(i)     Find the velocity vector, $\overrightarrow {{\rm{AB}}}$ .

(ii)    Find the speed of the particle.

Write down an equation of the line L .

(i) evidence of approach     (M1)

e.g. $\overrightarrow {{\rm{AO}}} + \overrightarrow {{\rm{OB}}}$ , ${\rm{B}} - {\rm{A}}$ , $\left( {\begin{array}{*{20}{c}} {9 - 6}\\ { - 6 + 2}\\ {15 - 10} \end{array}} \right)$

$\overrightarrow {{\rm{AB}}} = \left( {\begin{array}{*{20}{c}} 3\\ { - 4}\\ 5 \end{array}} \right)$ (accept $\left( {3, - 4, 5} \right)$ )    A1     N2

(ii) evidence of finding the magnitude of the velocity vector     M1

e.g. ${\text{speed}} = \sqrt {{3^2} + {4^2} + {5^2}}$

${\text{speed}} = \sqrt {50}$ $\left( { = 5\sqrt 2 } \right)$     A1     N1

[4 marks]

correct equation (accept Cartesian and parametric forms)     A2     N2

e.g. ${\boldsymbol{r}} = \left( {\begin{array}{*{20}{c}} 6\\ { - 2}\\ {10} \end{array}} \right) + t\left( {\begin{array}{*{20}{c}} 3\\ { - 4}\\ 5 \end{array}} \right)$ , ${\boldsymbol{r}} = \left( {\begin{array}{*{20}{c}} 9\\ { - 6}\\ {15} \end{array}} \right) + t\left( {\begin{array}{*{20}{c}} 3\\ { - 4}\\ 5 \end{array}} \right)$

[2 marks]

This question was quite well done.
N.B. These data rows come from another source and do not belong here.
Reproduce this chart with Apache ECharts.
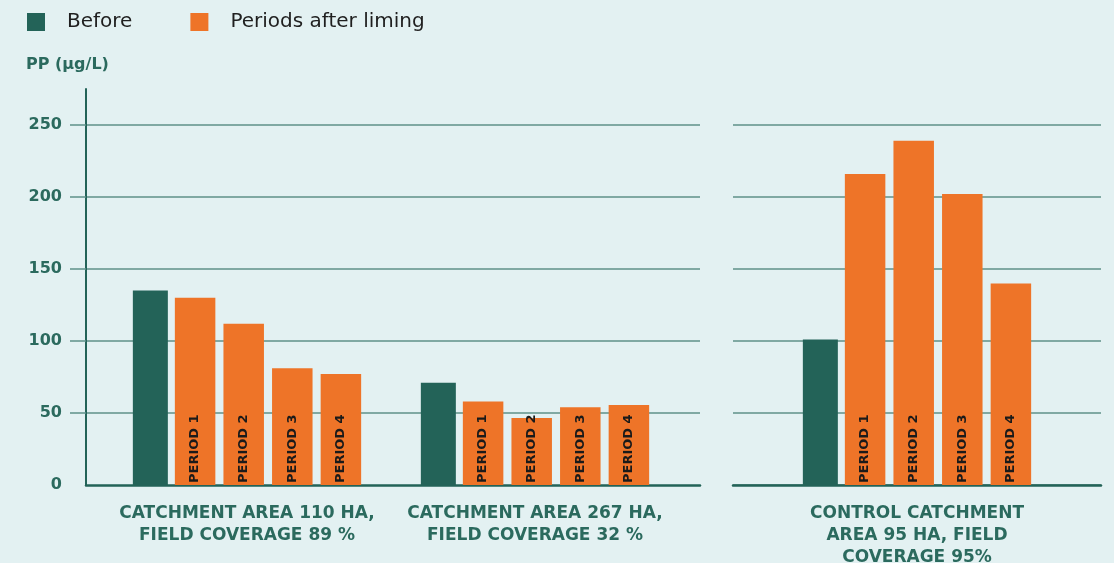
<!DOCTYPE html>
<html>
<head>
<meta charset="utf-8">
<script src="https://cdn.jsdelivr.net/npm/echarts@6/dist/echarts.min.js"></script>
<style>
  html, body { margin: 0; padding: 0; background: #e3f1f2; }
  #main { width: 1114px; height: 563px; }
</style>
</head>
<body>
<div id="main"></div>
<script>
// groups on the left panel and the control panel
const groups = ["CATCHMENT AREA 110 HA,\nFIELD COVERAGE 89 %", "CATCHMENT AREA 267 HA,\nFIELD COVERAGE 32 %"];
const controlGroup = ["CONTROL CATCHMENT\nAREA 95 HA, FIELD\nCOVERAGE 95%"];
const periodNames = ["PERIOD 1", "PERIOD 2", "PERIOD 3", "PERIOD 4"];
const yTicks = [50, 100, 150, 200, 250];

// PP (µg/L): [110 ha, 267 ha, control]
const before = [135, 71, 101];
const period1 = [130, 58, 216];
const period2 = [112, 46.5, 239];
const period3 = [81, 54, 202];
const period4 = [77, 55.5, 140];
const periods = [period1, period2, period3, period4];

const green = "#236358";
const orange = "#ee7428";
const textGreen = "#2b6a5e";
const gridColor = "#5f9189";
const font = "DejaVu Sans";

const myChart = echarts.init(document.getElementById("main"));

function barSeries(xi, data) {
  const list = [];
  list.push({
    name: "Before",
    type: "bar",
    xAxisIndex: xi,
    yAxisIndex: xi,
    data: data(before),
    barWidth: 35,
    barGap: "20%",
    itemStyle: { color: green },
  });
  periods.forEach(function (p, i) {
    list.push({
      name: "Periods after liming",
      type: "bar",
      xAxisIndex: xi,
      yAxisIndex: xi,
      data: data(p),
      barWidth: 40.5,
      barGap: "20%",
      itemStyle: { color: orange },
      label: {
        show: true,
        position: "insideBottom",
        rotate: 90,
        align: "left",
        verticalAlign: "middle",
        distance: 2,
        formatter: periodNames[i],
        color: "#1a1a1a",
        fontFamily: font,
        fontSize: 13,
        fontWeight: "bold",
      },
    });
  });
  return list;
}

const catLabel = {
  color: textGreen,
  fontFamily: font,
  fontWeight: "bold",
  fontSize: 17,
  lineHeight: 22,
  margin: 18,
  interval: 0,
};

const option = {
  backgroundColor: "#e3f1f2",
  animation: false,
  title: {
    text: "PP (µg/L)",
    left: 21,
    top: 52,
    textStyle: { color: textGreen, fontFamily: font, fontWeight: "bold", fontSize: 16 },
  },
  legend: {
    left: 27,
    top: 12,
    padding: 0,
    itemWidth: 18,
    itemHeight: 18,
    itemGap: 58,
    icon: "rect",
    data: ["Before", "Periods after liming"],
    textStyle: { color: "#1f1f1f", fontFamily: font, fontSize: 20, padding: [0, 0, 0, 17] },
  },
  grid: [
    // frame of the left panel (axis + grid lines)
    { left: 86, right: 414, top: 89, bottom: 78, outerBoundsMode: "none" },
    // control panel
    { left: 733, right: 13, top: 125, bottom: 78, outerBoundsMode: "none" },
    // bars of the left panel
    { left: 103, right: 435, top: 125, bottom: 78, outerBoundsMode: "none" },
  ],
  xAxis: [
    {
      gridIndex: 0,
      type: "category",
      data: [""],
      axisLine: { lineStyle: { color: green, width: 2.5 } },
      axisTick: { show: false },
      axisLabel: { show: false },
    },
    {
      gridIndex: 1,
      type: "category",
      data: controlGroup,
      axisLine: { lineStyle: { color: green, width: 2.5 } },
      axisTick: { show: false },
      axisLabel: catLabel,
    },
    {
      gridIndex: 2,
      type: "category",
      data: groups,
      axisLine: { show: false },
      axisTick: { show: false },
      axisLabel: catLabel,
    },
  ],
  yAxis: [
    {
      gridIndex: 0,
      type: "value",
      min: 0,
      max: 275,
      interval: 50,
      axisLine: { show: true, lineStyle: { color: green, width: 2 } },
      axisTick: { show: true, length: 16, customValues: yTicks, lineStyle: { color: gridColor, width: 1.5 } },
      axisLabel: {
        customValues: [0].concat(yTicks),
        margin: 24,
        color: textGreen,
        fontFamily: font,
        fontWeight: "bold",
        fontSize: 16,
      },
      splitLine: { show: true, lineStyle: { color: gridColor, width: 1.5 } },
    },
    {
      gridIndex: 1,
      type: "value",
      min: 0,
      max: 250,
      interval: 50,
      axisLine: { show: false },
      axisTick: { show: false },
      axisLabel: { show: false },
      splitLine: { show: true, lineStyle: { color: gridColor, width: 1.5 } },
    },
    {
      gridIndex: 2,
      type: "value",
      min: 0,
      max: 250,
      show: false,
      splitLine: { show: false },
    },
  ],
  series: barSeries(2, function (a) { return a.slice(0, 2); })
    .concat(barSeries(1, function (a) { return a.slice(2); })),
};

myChart.setOption(option);
</script>
</body>
</html>
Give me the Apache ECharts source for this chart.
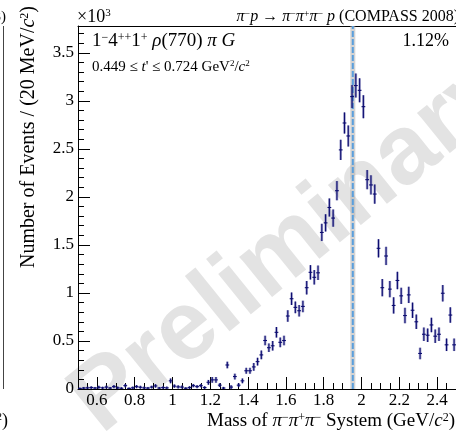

Marks were lost when candidates found the vector $\overrightarrow {{\text{BA}}}$ instead of $\overrightarrow {{\text{AB}}}$ in part (a) and for not writing their vector equation as an equation.

In part (b), a few candidates switched the position and velocity vectors or used the vectors $\overrightarrow {{\text{OA}}}$ and $\overrightarrow {{\text{OB}}}$ to incorrectly write the vector equation.